Kardeş Ocağı’ndaki bazı tartışmalara kulak kabarttığını, önemli memurluk görevi veya müdürlüklerde bulunmuş kişilerin nasıl şoven görüşler taşıdıklarını bana anlatırken, hep kederlenirdi. Ülkemizdeki egemen siyasal görüşlerin mantık dışı bile olsa, bu “efendiler”ce nasıl savunulduğunu izlemek onu çok kızdırırdı. Bir-iki kulüp dostunun kendi fikirlerini desteklemesinden sevinç duyar, ertesi gün gelip bana anlatırdı. Girmek istemediği tartışma olursa, yatak sandalyesinde uyur gibi yapıp, sadece dinlerdi.

YAZARLIĞA YENİDEN DÖNÜŞ
Haşmet Bey, ilk suskunluk döneminden sonra yeniden yazmaya başlamasını, Yaşar Karadoğan’a şöyle anlatmıştı:
“1967’de Özker Yaşın arkadaşım Savaş diye bir gazete çıkaracaktı. (İlk sayısı 28 Ekim 1968’de çıktı. A.An) “Gel  sen de yaz” dedi. 1959-60’da çıkardığı ilk dergide de eski Lefkoşa’yla ilgili yazılar yazmıştım. “Tamam” dedim, “Ben dahili konularda yazmam.” Devamlı BBC’yi dinlediğim için, dış siyaset yazıları yazmaya başladım. İlginçtir, o dış siyaset yazılarım, hiç beklemediğim kişiler tarafından okunur, beğenilirdi. Nitekim bir davet olmuştu ve beni hekim olarak davet etmişlerdi o toplantıya. Gittiğimde beni Maslahatgüzarla tanıştırdılar. “Hiç isminizi duymadım” dedi. “Savaş gazetesi okur musunuz? Orda dış politika yazarım” dedim. “Yaa” dedi. “Okurum, çok beğenirim. “Hangi kaynakları takip ettiğimi sordu. O yazılarda İsrail’i, Güney Afrika’daki ırkçı rejimi kınayan yazılar yazardım. Sonra ben özel sohbetlerimde esprili konuştuğum için Özker Yaşın, “Yaz bunları” dedi. Bu defa “Lefkoşalı” imzasıyla “Lefkoşa Notları” yazmaya başladım. Bu daha da beğenildi. İçinde tarih, güncel olay ve espri olan yazılar. Şimdi yine Lefkoşa Notları yazıyorum. Fakat anladım ki o eski esprili havasını hiçbir zaman yakalayamayacağım. Daha ziyade Lefkoşa’nın tarihi çevresi ve çevre sorunlarıyla ilgili yazıyorum.”(agy)
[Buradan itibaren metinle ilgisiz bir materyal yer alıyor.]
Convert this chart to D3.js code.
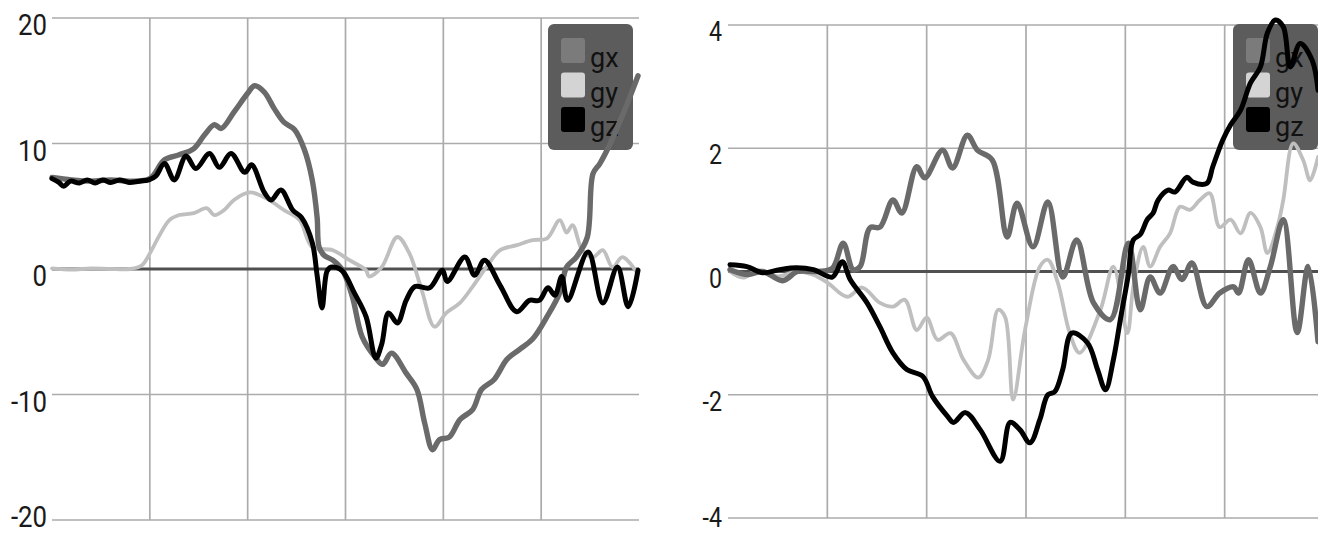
<!DOCTYPE html>
<html>
<head>
<meta charset="utf-8">
<script src="https://cdn.jsdelivr.net/npm/d3@7"></script>
<style>
  html, body { margin: 0; padding: 0; background: #fff; }
  svg { display: block; font-family: Roboto, "Liberation Sans", sans-serif; }
</style>
</head>
<body>
<svg id="chart" width="1318" height="536"></svg>
<script>
// ---------- DATA ----------
const seriesNames = ["gx", "gy", "gz"];
const leftTicks = [-20, -10, 0, 10, 20];
const rightTicks = [-4, -2, 0, 2, 4];
const gridX = [1, 2, 3, 4, 5];

// Left panel
const leftGxT = [0, .2, .4, .6, .8, 1.0, 1.15, 1.30, 1.45, 1.56, 1.66, 1.73, 1.86, 2.00, 2.07, 2.17, 2.27, 2.37, 2.48, 2.58, 2.66, 2.71, 2.73, 2.78, 2.87, 2.97, 3.07, 3.17, 3.30, 3.38, 3.47, 3.62, 3.73, 3.81, 3.89, 3.96, 4.06, 4.17, 4.30, 4.39, 4.52, 4.65, 4.78, 4.91, 5.06, 5.19, 5.26, 5.36, 5.47, 5.53, 5.60, 5.70, 5.85, 5.99];
const leftGxV = [7.3, 7.1, 7.0, 7.1, 7.0, 7.2, 8.7, 9.1, 9.6, 10.7, 11.5, 11.2, 12.5, 14.0, 14.6, 14.1, 12.8, 11.7, 11.1, 9.5, 7.1, 4.1, 1.75, 1.1, 0.7, -0.1, -2.2, -5.4, -7.0, -7.6, -6.7, -8.3, -9.6, -12.3, -14.4, -13.6, -13.4, -12.0, -11.2, -9.6, -8.8, -7.2, -6.4, -5.6, -3.8, -1.9, 0.15, 0.95, 2.5, 7.6, 8.4, 9.9, 12.6, 15.4];

const leftGyT = [0, .2, .4, .6, .8, .92, .99, 1.10, 1.20, 1.30, 1.45, 1.58, 1.66, 1.76, 1.86, 2.02, 2.12, 2.22, 2.37, 2.53, 2.66, 2.87, 3.04, 3.21, 3.24, 3.37, 3.53, 3.65, 3.78, 3.91, 4.03, 4.17, 4.30, 4.44, 4.58, 4.75, 4.91, 5.06, 5.19, 5.26, 5.32, 5.42, 5.53, 5.63, 5.73, 5.83, 5.98];
const leftGyV = [0.05, -0.05, 0.05, 0, 0, 0.3, 1.1, 2.7, 3.9, 4.3, 4.45, 4.85, 4.3, 4.7, 5.5, 6.1, 5.9, 5.5, 4.7, 3.9, 1.75, 1.5, 0.7, -0.1, -0.6, 0.15, 2.55, 1.3, -1.7, -4.6, -3.5, -2.7, -1.4, 0.15, 1.5, 1.9, 2.3, 2.45, 3.9, 2.9, 3.5, 1.5, 0.95, 1.5, 0.15, 0.95, -0.3];

const leftGzT = [0, .07, .12, .19, .28, .36, .44, .52, .60, .69, .79, .89, .99, 1.06, 1.15, 1.25, 1.37, 1.47, 1.61, 1.71, 1.83, 1.97, 2.04, 2.17, 2.24, 2.34, 2.46, 2.55, 2.66, 2.71, 2.76, 2.81, 2.85, 2.96, 3.09, 3.21, 3.31, 3.37, 3.44, 3.53, 3.62, 3.71, 3.86, 3.99, 4.04, 4.22, 4.32, 4.42, 4.58, 4.75, 4.88, 4.98, 5.07, 5.14, 5.21, 5.27, 5.48, 5.63, 5.78, 5.89, 5.99];
const leftGzV = [7.2, 6.9, 6.6, 7.0, 6.85, 7.1, 6.85, 7.1, 6.9, 7.1, 6.9, 7.0, 7.1, 7.4, 8.4, 7.1, 9.0, 8.0, 9.2, 8.1, 9.2, 7.7, 8.3, 6.1, 5.5, 6.3, 4.7, 4.1, 2.1, -0.5, -3.1, -0.2, 0.15, -0.1, -1.9, -3.8, -7.1, -6.0, -3.5, -4.3, -2.5, -1.4, -1.5, -0.1, -1.0, 0.95, -0.5, 0.7, -1.3, -3.4, -2.5, -2.5, -1.5, -2.1, -0.6, -2.5, 1.35, -2.7, 0.15, -3.0, -0.1];

// Right panel
const rightGxT = [0.02, .2, .35, .55, .7, .9, 1.05, 1.16, 1.26, 1.33, 1.43, 1.53, 1.66, 1.75, 1.90, 1.98, 2.16, 2.26, 2.41, 2.51, 2.66, 2.81, 2.91, 3.07, 3.22, 3.37, 3.51, 3.68, 3.85, 4.03, 4.15, 4.25, 4.35, 4.48, 4.57, 4.67, 4.82, 4.95, 5.09, 5.14, 5.24, 5.36, 5.46, 5.59, 5.73, 5.84, 5.94];
const rightGxV = [0.03, -0.05, 0.0, -0.15, 0.0, 0.0, 0.05, 0.46, 0.03, 0.08, 0.71, 0.72, 1.16, 0.95, 1.7, 1.52, 1.97, 1.68, 2.21, 1.97, 1.81, 0.56, 1.11, 0.4, 1.13, -0.09, 0.51, -0.51, -0.78, 0.46, -0.62, -0.09, -0.35, 0.08, -0.13, 0.14, -0.57, -0.35, -0.25, -0.35, 0.19, -0.35, 0.08, 0.84, -0.99, 0.08, -1.14];

const rightGyT = [0.02, .15, .3, .5, .7, .85, 1.0, 1.2, 1.35, 1.53, 1.66, 1.78, 1.90, 2.00, 2.11, 2.24, 2.37, 2.52, 2.62, 2.72, 2.79, 2.87, 2.99, 3.14, 3.22, 3.32, 3.44, 3.54, 3.75, 3.88, 4.02, 4.08, 4.18, 4.25, 4.35, 4.45, 4.55, 4.65, 4.75, 4.85, 4.95, 5.06, 5.16, 5.26, 5.36, 5.43, 5.53, 5.59, 5.69, 5.79, 5.86, 5.94];
const rightGyV = [0.0, -0.1, 0.02, -0.08, 0.0, -0.05, -0.18, -0.41, -0.26, -0.51, -0.57, -0.46, -0.95, -0.75, -1.11, -1.0, -1.43, -1.72, -1.43, -0.62, -0.74, -2.08, -0.95, 0.08, 0.19, -0.18, -1.0, -1.32, -0.62, 0.08, -1.0, -0.25, 0.4, 0.08, 0.4, 0.62, 1.05, 1.0, 1.16, 1.27, 0.72, 0.84, 0.62, 0.95, 0.72, 0.3, 0.72, 1.16, 2.08, 1.81, 1.48, 1.86];

const rightGzT = [0.02, .19, .35, .52, .69, .86, 1.05, 1.15, 1.23, 1.40, 1.53, 1.66, 1.80, 1.96, 2.06, 2.21, 2.27, 2.39, 2.54, 2.74, 2.84, 2.94, 3.04, 3.14, 3.22, 3.29, 3.37, 3.46, 3.62, 3.72, 3.80, 3.88, 3.95, 4.03, 4.08, 4.15, 4.22, 4.28, 4.33, 4.43, 4.50, 4.62, 4.68, 4.82, 4.88, 4.98, 5.06, 5.16, 5.26, 5.36, 5.43, 5.51, 5.59, 5.66, 5.76, 5.88, 5.94];
const rightGzV = [0.11, 0.08, -0.02, 0.03, 0.06, 0.03, -0.09, 0.16, -0.13, -0.51, -0.9, -1.32, -1.59, -1.7, -2.03, -2.35, -2.45, -2.29, -2.57, -3.08, -2.45, -2.57, -2.78, -2.4, -2.0, -1.95, -1.59, -1.0, -1.16, -1.59, -1.92, -1.43, -0.78, -0.05, 0.51, 0.6, 0.84, 0.95, 1.16, 1.32, 1.29, 1.53, 1.45, 1.43, 1.7, 2.13, 2.38, 2.62, 3.06, 3.32, 3.87, 4.08, 3.97, 3.32, 3.7, 3.43, 2.94];

// ---------- STYLE ----------
const colors = { gx: "#6a6a6a", gy: "#bfbfbf", gz: "#000000" };
const widths = { gx: 5.4, gy: 3.8, gz: 5.0 };

const svg = d3.select("#chart");

function zip(t, v) { return t.map((d, i) => ({ t: d, v: v[i] })); }

function panel(opts) {
  const g = svg.append("g");
  const x = d3.scaleLinear().domain([0, 6]).range([opts.x0, opts.x1]);
  const y = d3.scaleLinear().domain([opts.ticks[0], opts.ticks[opts.ticks.length - 1]]).range([opts.y1, opts.y0]);

  // horizontal grid
  g.selectAll("line.h").data(opts.ticks.filter(d => d !== 0)).enter().append("line")
    .attr("x1", x(0)).attr("x2", x(6))
    .attr("y1", d => y(d)).attr("y2", d => y(d))
    .attr("stroke", "#ababab").attr("stroke-width", 1.7);
  // vertical grid
  g.selectAll("line.v").data(gridX).enter().append("line")
    .attr("x1", d => x(d)).attr("x2", d => x(d))
    .attr("y1", y.range()[1]).attr("y2", y.range()[0])
    .attr("stroke", "#ababab").attr("stroke-width", 1.7);
  // zero line
  g.append("line").attr("x1", x(0)).attr("x2", x(6)).attr("y1", y(0)).attr("y2", y(0))
    .attr("stroke", "#505050").attr("stroke-width", 2.8);

  // y labels (narrow, like the original)
  g.selectAll("g.yl").data(opts.ticks).enter().append("g")
    .attr("transform", d => `translate(${opts.labelX},${Math.min(y(d) + opts.labelDy, 527)}) scale(0.86,1)`)
    .append("text")
    .attr("text-anchor", "end").attr("font-size", opts.labelSize).attr("fill", "#1a1a1a")
    .text(d => d);

  // legend (below lines)
  const lg = g.append("g").attr("transform", `translate(${opts.legX},${opts.legY})`);
  lg.append("rect").attr("width", 85).attr("height", 126).attr("rx", 6)
    .attr("fill", "#5c5c5c");
  seriesNames.forEach((s, i) => {
    lg.append("rect").attr("x", 13).attr("y", 14 + i * 34.5).attr("width", 24).attr("height", 25)
      .attr("rx", 3).attr("fill", s === "gx" ? "#7b7b7b" : s === "gy" ? "#d4d4d4" : "#000");
    lg.append("text").attr("x", 42).attr("y", 43 + i * 34.5).attr("font-size", 27).attr("fill", "#111").text(s);
  });

  const line = d3.line().x(d => x(d.t)).y(d => y(d.v)).curve(d3.curveCatmullRom.alpha(0.5));
  ["gy", "gx", "gz"].forEach(s => {
    g.append("path").datum(opts.data[s])
      .attr("d", line).attr("fill", "none")
      .attr("stroke", colors[s]).attr("stroke-width", widths[s])
      .attr("stroke-linejoin", "round").attr("stroke-linecap", "round");
  });
}

panel({
  x0: 52, x1: 639, y0: 18, y1: 520, ticks: leftTicks, labelX: 47, labelDy: 17, labelSize: 30,
  legX: 548, legY: 24,
  data: { gx: zip(leftGxT, leftGxV), gy: zip(leftGyT, leftGyV), gz: zip(leftGzT, leftGzV) }
});
panel({
  x0: 728, x1: 1324, y0: 25, y1: 518, ticks: rightTicks, labelX: 722, labelDy: 16, labelSize: 27,
  legX: 1233, legY: 24,
  data: { gx: zip(rightGxT, rightGxV), gy: zip(rightGyT, rightGyV), gz: zip(rightGzT, rightGzV) }
});
</script>
</body>
</html>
ÜMİT ERGEÇ VE HÜSEYİN SENCER
Savaş gazetesinin yayımını durdurmasından sonra bir süre Haşmet Gürkan’ın yazarlıktan uzak kaldığını görüyoruz. Yeni Kıbrıs dergisinin Mayıs 1977’de yayımlanmaya başlaması ile Gürkan, “Hüseyin Sencer” takma adı ile yazılar yayımladı. Kıbrıslı Türk demokrat aydınların bir araya gelerek yazmaya başladıkları Söz gazetesinde 1980 baharında, yayımını durduran Yeni Kıbrıs’tan sonra yeniden yazmaya başlaması, yakın dostu Kutlu Adalı’nın teşvikiyle oldu. Kerem Adlı adını kullanan Kutlu Adalı gibi, Haşmet Gürkan da takma adla ve Ümit Ergeç imzasıyla günlük makaleler yazmaya başladıktan sonra, gazetenin günlükten haftalığa geçmesi ardından, bu kez Yeni Düzen’de yazmaya başladı.
Haftalık Yeni Düzen’de güncelden çok, tarihsel konuları seçen Haşmet Bey’in ilk makalesi 4 Temmuz 1980’de “Kıbrıs Tarihinden Sayfalar” köşesinde ve “Hüseyin Sencer” imzasıyla yayımlandı ve konusu “1931 Ayaklanması” idi. Bu köşe yazılarında, Kıbrıs tarihinin az bilinen, ya da bilinmeyen yönlerini, çoğunluğu İngilizce olarak eski tarihlerde yayımlanmış kitaplardan ve belgelerden yararlanarak, kendine özgü üslubuyla okuyucularına aktardı. 1980-81 yıllarında çıkmış olan bu yazılarından hazırladığı ilk kitabı, Aralık 1982’de kendi imzasıyla ve “Kıbrıs Tarihinden Sayfalar” adıyla Nehir Yayınları arasında basıldı. Gördüğü büyük ilgi üzerine 2. baskısı da yapıldı.
1982-83 yılları içinde Yeni Düzen’de yayımlanmış araştırma ve çeviri yazıları şu konuları işlemekteydi: Bir Dönemin Öyküsü: Savaş Yıllarında Kıbrıs (32 yazı), İngiliz Döneminin İlk Yıllarında Kıbrıs (21 yazı, ilk defa bu yazılarında kendi öz adını kullanmaya başlamıştır), Eski Yazılarda Kıbrıs (35 yazı).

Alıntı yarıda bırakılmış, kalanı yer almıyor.